The propaganda films we have researched document events of the past-evidence of US involvement in SE Asia, and the complicated relations involved in US political aims that can be said to mascquerade as aid. Ngo Dinh Diem arrived as the President of South Viet Nam when the newsreels began. We see banners declaring “US/VN friendship is forever”, and “Destroying Communist forces is the responsibility of all citizens.” The films posit a demonized Other in the North Vietnamese National Liberation Front. In opposition to this, they evoke a romanticized, idyllic everyday life, and an idealized portrayal of the South Vietnamese government. They deliver an imagery of power, modernization, and military prowess.

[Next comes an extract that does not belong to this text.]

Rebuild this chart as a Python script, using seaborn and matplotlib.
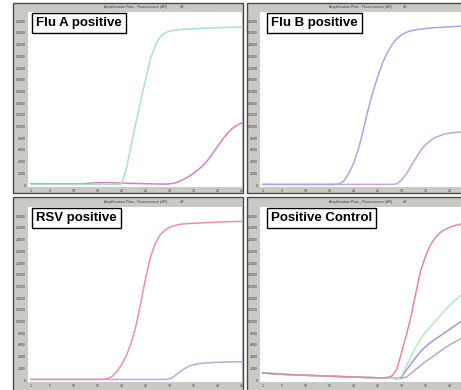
import seaborn as sns
import matplotlib.pyplot as plt
from matplotlib.patches import Rectangle

sns.set_style('white')
plt.rcParams['font.family'] = ['Liberation Sans', 'DejaVu Sans']

W, H = 461, 390

cycles = list(range(1, 46))
x_ticks_left = [1, 5, 10, 15, 20, 25, 30, 35, 40, 45]
x_ticks_right = [1, 5, 10, 15, 20, 25, 30, 35, 40]
y_ticks = list(range(0, 30000, 2000))

# Flu A positive
flu_a_green = [100] * 19 + [200, 2800, 6800, 10700, 14500, 18100, 21600, 23800, 25300, 26000,
                            26300, 26450, 26550, 26620, 26680, 26720, 26760, 26800, 26830, 26860,
                            26890, 26920, 26950, 26980, 27000, 27020]
flu_a_pink = [200] * 12 + [300, 350, 380, 400, 400, 380, 350, 320, 300] + \
             [280, 260, 240, 220, 200, 180, 160, 150] + \
             [200, 320, 600, 1000, 1450, 2000, 2650, 3350, 4300, 5450, 6600, 7750, 8800, 9650,
              10200, 10600]

# Flu B positive
flu_b_purple = [100] * 16 + [200, 700, 2000, 3700, 6100, 9300, 12800, 15800, 18500, 20800,
                             22600, 24000, 25000, 25700, 26100, 26400, 26550, 26650, 26750, 26850,
                             26900, 26950, 27000, 27050, 27100, 27150, 27200, 27250, 27300]
flu_b_mauve = [100] * 28 + [200, 850, 1900, 3300, 4600, 5900, 6900, 7600, 8100, 8450, 8700,
                            8880, 8980, 9060, 9120, 9160, 9200]

# RSV positive
rsv_pink = [100] * 16 + [200, 600, 1400, 2600, 4200, 6300, 9300, 13200, 17400, 21000,
                         23300, 24800, 25600, 26100, 26400, 26600, 26700, 26750, 26800, 26840,
                         26880, 26920, 26960, 27000, 27030, 27060, 27090, 27110, 27130]
rsv_mauve = [100] * 29 + [200, 650, 1300, 1900, 2350, 2620, 2780, 2870, 2930, 2980, 3020,
                          3050, 3080, 3100, 3110, 3120]

# Positive control
pc_base = [1200, 1150, 1100, 1050, 1000, 950, 900, 870, 840, 810, 780, 750, 720, 690, 660,
           630, 600, 570, 540, 510, 480, 450, 420, 400, 380]
pc_pink = pc_base + [380, 420, 700, 1800, 4700, 7700, 11000, 15000, 18800, 21200, 23100,
                     24300, 25200, 25700, 26100, 26400, 26600, 26750, 26850, 26900]
pc_green = pc_base + [370, 360, 350, 150, 700, 2400, 4100, 5700, 7000, 8200, 9100, 10000,
                      10940, 11900, 12750, 13500, 14250, 14900, 15500, 16000]
pc_blue = pc_base + [370, 360, 350, 150, 500, 1700, 2800, 3900, 4900, 5700, 6400, 7000,
                     7520, 8100, 8650, 9250, 9800, 10300, 10800, 11200]
pc_lavender = pc_base + [360, 350, 340, 330, 320, 500, 1150, 1850, 2500, 3150, 3700, 4300,
                         4900, 5470, 6000, 6450, 6900, 7300, 7700, 8100]

panels = [
    {'label': 'Flu A positive', 'outer': (13, 3, 243, 193), 'inner': (28, 12, 242, 187),
     'xmax': 45.08, 'box_x': 0.037, 'xt': x_ticks_left,
     'curves': [(flu_a_pink, '#d77fc6'), (flu_a_green, '#a6e4c2')]},
    {'label': 'Flu B positive', 'outer': (247, 3, 462, 193), 'inner': (260, 12, 461, 187),
     'xmax': 42.38, 'box_x': 0.055, 'xt': x_ticks_right,
     'curves': [(flu_b_mauve, '#c9a2d6'), (flu_b_purple, '#a9a5e8')]},
    {'label': 'RSV positive', 'outer': (13, 197, 243, 391), 'inner': (28, 207, 242, 382),
     'xmax': 45.08, 'box_x': 0.037, 'xt': x_ticks_left,
     'curves': [(rsv_mauve, '#c2a7d9'), (rsv_pink, '#ec8db6')]},
    {'label': 'Positive Control', 'outer': (247, 197, 462, 391), 'inner': (260, 207, 461, 382),
     'xmax': 42.38, 'box_x': 0.055, 'xt': x_ticks_right,
     'curves': [(pc_lavender, '#b9a8cc'), (pc_blue, '#9a9ae2'), (pc_green, '#b3e8cc'),
                (pc_pink, '#ee82a6')]},
]

fig = plt.figure(figsize=(W / 100, H / 100), dpi=100)
fig.patch.set_facecolor('white')

for p in panels:
    ox0, oy0, ox1, oy1 = p['outer']
    frame = Rectangle((ox0 / W, 1 - oy1 / H), (ox1 - ox0) / W, (oy1 - oy0) / H,
                      transform=fig.transFigure, facecolor='#cacac4', edgecolor='#4a4a4a',
                      linewidth=1.0, zorder=0)
    fig.add_artist(frame)

    ix0, iy0, ix1, iy1 = p['inner']
    ax = fig.add_axes([ix0 / W, 1 - iy1 / H, (ix1 - ix0) / W, (iy1 - iy0) / H])
    ax.set_facecolor('white')
    for values, color in p['curves']:
        sns.lineplot(x=cycles, y=values, color=color, linewidth=1.1, ax=ax, legend=False)

    ax.set_xlim(0.5, p['xmax'])
    ax.set_ylim(-342, 29583)
    ax.set_xticks(p['xt'])
    ax.set_yticks(y_ticks)
    ax.set_xticklabels([str(t) for t in p['xt']])
    ax.set_yticklabels([str(t) for t in y_ticks])
    ax.tick_params(length=0, pad=1.5, labelsize=2.6, labelcolor='#3a3a3a')
    ax.set_xlabel('')
    ax.set_ylabel('')
    for s in ax.spines.values():
        s.set_visible(False)

    ax.text(0.5, 1.026, 'Amplification Plots - Fluorescence (dR)', transform=ax.transAxes,
            ha='center', va='center', fontsize=2.6, color='#3a3a3a')
    ax.text(0.72, 1.026, 'dR', transform=ax.transAxes, ha='center', va='center',
            fontsize=2.6, color='#3a3a3a')

    ax.text(p['box_x'], 0.972, p['label'], transform=ax.transAxes, ha='left', va='top',
            fontsize=9.5, fontweight='bold', color='black',
            bbox=dict(boxstyle='square,pad=0.3', facecolor='white', edgecolor='black',
                      linewidth=1.0))

fig.savefig('out.png', dpi=100, facecolor='white')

We are interested in the relationship between the document and history-how each shapes the other. Artifacts and documents of the past have been memorialized and monumentalized as evidence. The films we have examined are artifacts. They were the rescued refuse from a nation that is no longer. They now serve as an index to a war that was never declared. A war that has been reconstituted as a conflict. History does not stop once it happened. It continues to redefine itself through the trivial, the comic, and the traumatic. It becomes oral, published, or forgotten through collective memory, or collective amnesia. From the films, we see history as at once negotiated and indecipherable. Our investigation is inclusive of the tangential as well as the institutional–histories that exist simultaneously with and without the emblazoned capital ‘h’.

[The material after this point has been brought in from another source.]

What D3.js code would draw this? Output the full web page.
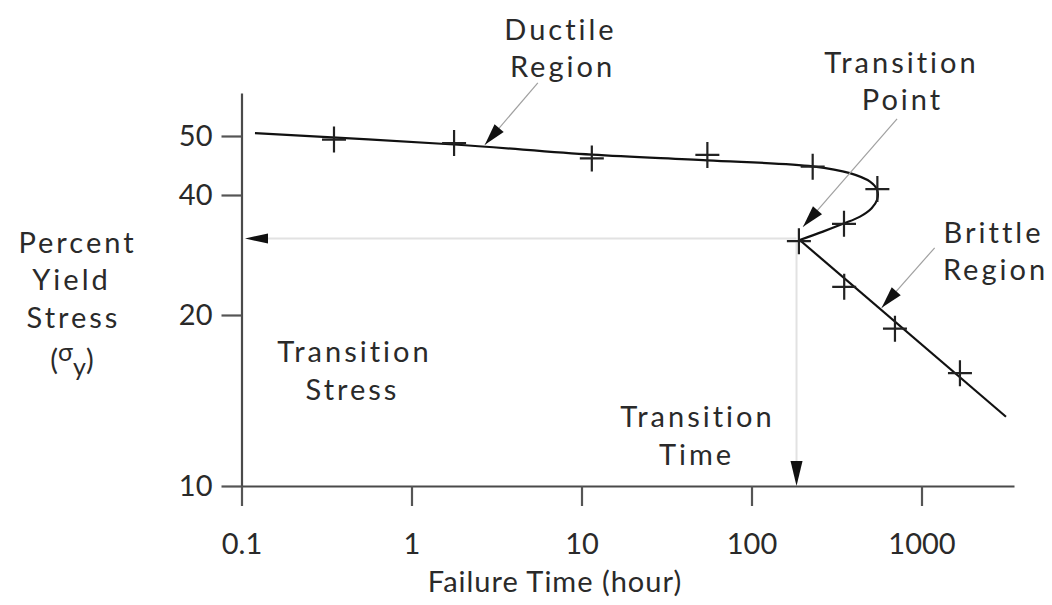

There is an underlying assumption in documentary filmmaking that if one records the voice of the people, one is able to represent the people. Our process counters that assumption. It is impossible to fully represent “the people” as if they are a unified, collective identity. This is why we seek out participants in our project to collaboratively imagine how history can be interpreted through lived experience, through time, distance, and memory. Can history be interpreted through the images in this collection? We are interviewing people who are familiar with Vietnam and Vietnam/US relations from 1955-75 through personal, professional, or political experiences. Their insights, confusions, and misidentifications call attention to the discrepancy of information and our lack of access to the historical, political, and possible cultural references. Their responses unpack the image- what do these images represent today; what role did they have at that particular time? For us, the collected responses, contradictory and confirming–fragments like the photographic image itself–narrate and contextualize an isolated period of South Vietnamese history within a framework of a global present. The results are as much about the process of interpretation as the information they provide. Here is a sample of the responses we have collected so far:
From history books we learned that the US had invested millions of dollars to support the French’s hold on VN. Millions more were expended as it sent tens of thousands of “military advisers” to “train” the SVNmese army to fight the North. We are reminded of how history repeats itself in terrible ways when some of the interviewees-whether government worker, educator, or anti-Vietnam War protester-link their past to current events. Can the demonization of Ho Chi Minh during the Red Scare be compared to the demonization of Sadaam Hussein, Osama bin Laden or the Taliban in this current “War on Terrorism”? We know the liberation of the Vietnamese people was a rationale for violence in Southeast Asia. What can we say about the proposed liberation of Iraq today? “They must see Americans as strange liberators,” the Rev. Martin Luther King passionately cautions us in his 1967 speech “Beyond Vietnam.” He goes on to ask this question of the US government then that we could repeat at this present moment: “Is our nation planning to build on political myth again and then shore it up with the power of new violence?”
To return to Kracauer’s essay, he draws a correlation between photography and ghosts: “Ghosts are simultaneously comic and terrifying. . . . [Photography] represents what is utterly past, and yet this refuse was once the present. . . . Spooky apparitions occur only in places where a terrible deed has been committed.”